750 sections, ISBN 0-330-34430-7

=== 7. The Serpent King's Domain (2018) ===
The lost tribes of the Feathered Lands

Set in the jungles of the southern continent of Ankon-Konu, a land similar to South America.

This book was not published in the 1990s, but in 2018 after a successful Kickstarter campaign. It was written by Paul Gresty. The spirit realm, Elaz Carnquen, hangs closely over this world, which allows you travel into the spirit realm and engage in spiritual combat using a new value called "Nahual." Due to the excessive heat of Ankon-Konu, many types of armor (such as plate armor) handicap the player's COMBAT value if worn, and other types of armor (such as cotton armor) provide lower defense bonuses without handicaps to a player's COMBAT value. Quests include activating the titan at Borotek, restoring order at Ruined Tarshesh over who was to blame for its fall, defeating the Serpent King, Namagal (which requires some mini-quests on its own), and merging with the verdant spire, which allows dominance over the land itself.
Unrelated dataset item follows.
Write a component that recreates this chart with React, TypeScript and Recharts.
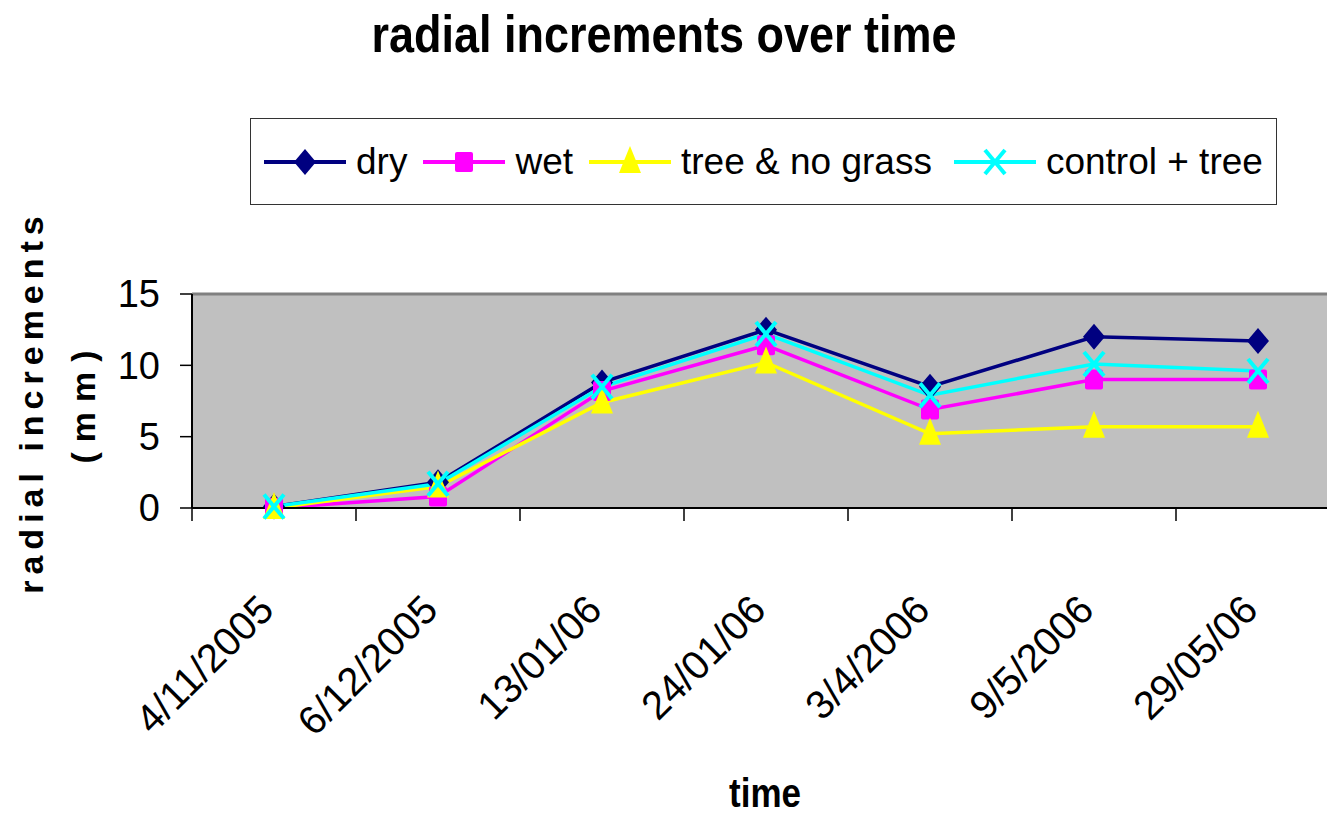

1200 sections, ISBN 1-909-90530-5

==Reception==
Scott Malthouse of The Trollish Delver gave the Fabled Lands series a positive review based upon a playthrough of Book 1, remarking that "Fabled Lands is nothing short of astonishing. It presents a living world that you can do pretty much what you want in. With other books added to your repertoire there is seemingly no end to the adventures that you can have in this fantasy world."
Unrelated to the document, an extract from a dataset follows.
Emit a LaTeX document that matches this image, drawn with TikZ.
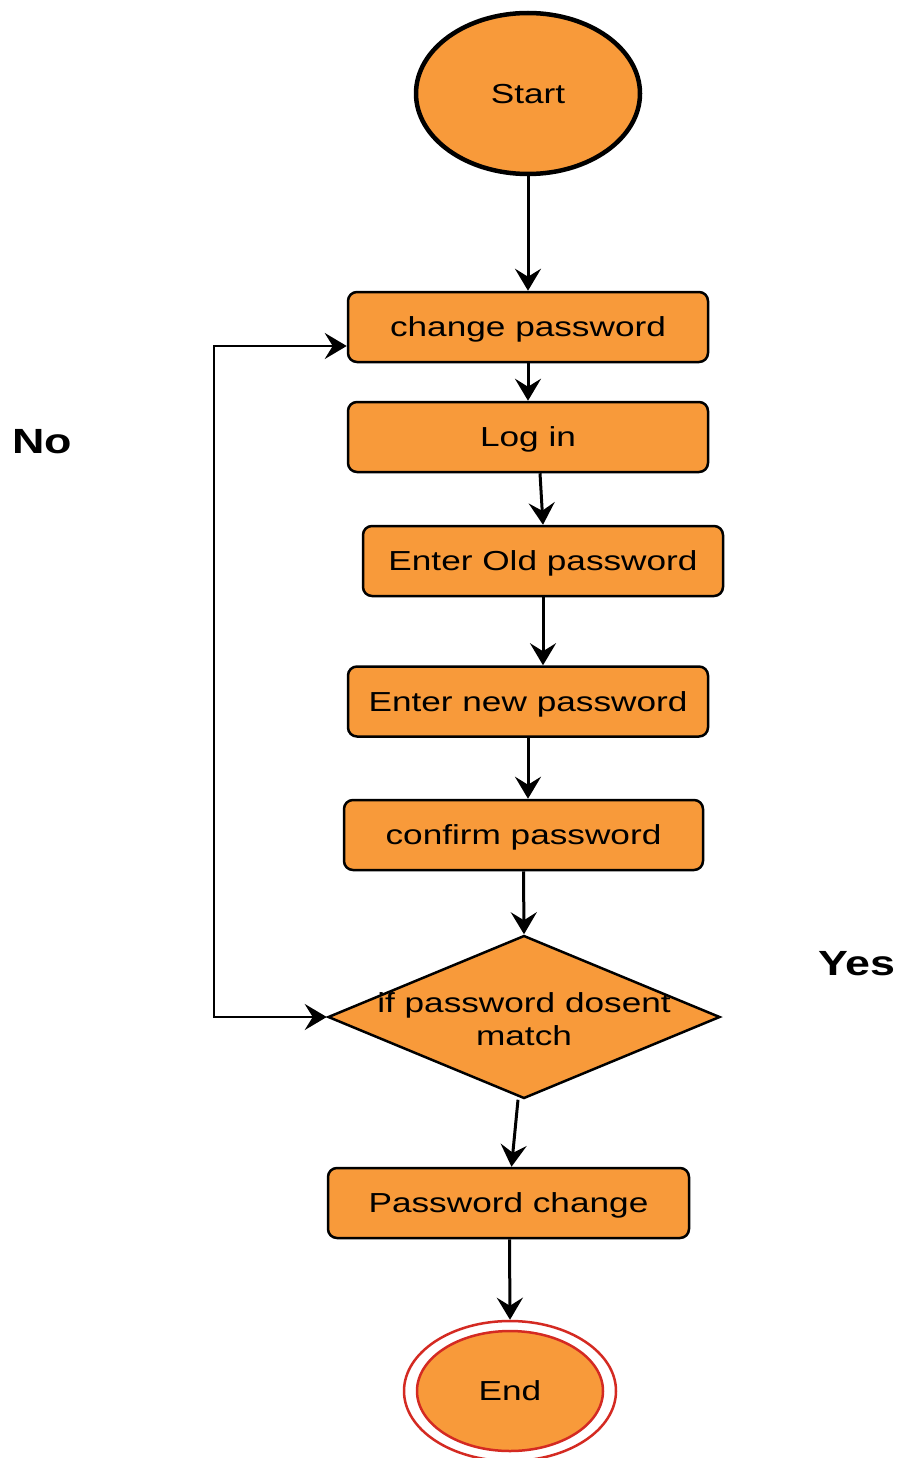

Steve Faragher reviewed the Fabled Lands series for Arcane magazine, rating it a 5 out of 10 overall. Faragher comments that "All in all, these books represent a pleasant but ultimately unchallenging diversion for younger players. A better option would be to get someone older to run a simple AD&D game."
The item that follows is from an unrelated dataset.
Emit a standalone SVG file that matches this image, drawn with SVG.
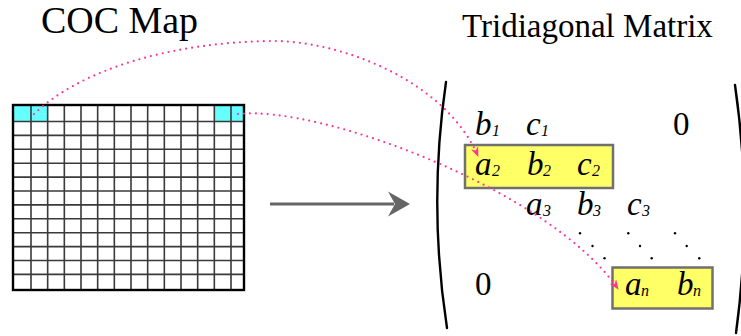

Byron Alexander Campbell of Entropy magazine gave the Fabled Lands series a more positive review based upon a playthrough of Book 5, remarking "It's not perfect, of course—there's a bit too much ticking and erasing boxes, especially when death is always so close on your heels—but damn if it's not satisfying. For reasons I can't quite describe, being able to trace roads and geographic features on a map and read my way through those same locations, but full of people, weather and birdsong, just feels great... One of the most enticing things about Fabled Lands is the way that every book provides a way in. Each book is a microcosm of the same world, and while they get progressively more challenging with each successive release, there is nothing narratively that compels you to read them in order."

==Spinoffs==

===App===
Two iPad, iPhone and iPod Touch applications were developed by Megara Entertainment. The first app, based on The War-Torn Kingdom, included new colour art and original coloured in art from Russ Nicholson, and was released on January 20, 2011. The second app was released in June, 2011. Following Megara's decision to withdraw from app development in 2012, digital rights reverted to the authors and the apps were withdrawn from sale.

===Roleplaying game===
A Fabled Lands Role Playing Game and 12 source books based on the original game books were planned to be written by Shane Garvey and Jamie Wallis of Greywood Publishing, however only the core book and the first source book (titled Sokara - The War-Torn Kingdom) were released. The RPG rules were based on the original rules of the game books but expanded to accommodate an adventuring party in a pen-and-paper roleplaying context, rather than as a gamebook experience for a solo player. The RPG and first of the source books were released in mid-2011.

===Planned MMO===
In 1996, the authors decided to use their experience with gamebooks to enter the computer games industry—taking the Fabled Lands series with them. They started work at Eidos Interactive on an MMO. Eidos was sceptical as to whether an MMO could be successful, but was interested to see what might happen, and set the authors up with a team to research the relevant technology. The team's plans for the game were extremely ambitious for the late 1990s, as the Fabled Lands MMO was supposed to include an advanced AI that acted as a digital gamesmaster, tailoring the experience for each player.

The game was never released; according to Morris and Thomson, this was caused by their own over-ambitious designs, colleagues who didn't understand their ideas and the general poor management of game design and development at the time.

=== Computer game ===
Twenty-five years after the Fabled Lands books were published, Morris and Thomson granted a license to Prime Games to develop a Fabled Lands computer role-playing game. The standalone game is based on content from four of the gamebooks: The War-Torn Kingdom, Cities of Gold and Glory, The Plains of Howling Darkness, and The Court of the Hidden Faces. Together, these books cover the northern continent of Harkuna and its surrounding coastal waters, forming a complete open-ended adventure.

The cRPG was released on Steam in Early Access in 2021, followed by a full release a year later on May 26, 2022. The reception on Steam is Very Positive, with an average score of 8.1/10 based on over 500 user reviews. On December 2, 2022, the cRPG was also released on GOG as a DRM-free game.

Several expansions were released, adapting the remaining published gamebooks. On February 16, 2023, the first DLC expansion based on book 6, Lords of the Rising Sun, was released. On May 23, 2024, a second DLC expansion based on books 3, Over the Blood-Dark Sea, and 7, The Serpent King's Domain, followed. On November 27, 2025, the DLC The Castle of Lost Souls was released, adapting the Fabled Lands Quests book of the same name by Paul Gresty.

On October 5, 2023, Fabled Lands was released on the Nintendo Switch for Europe, Australia, and the Americas.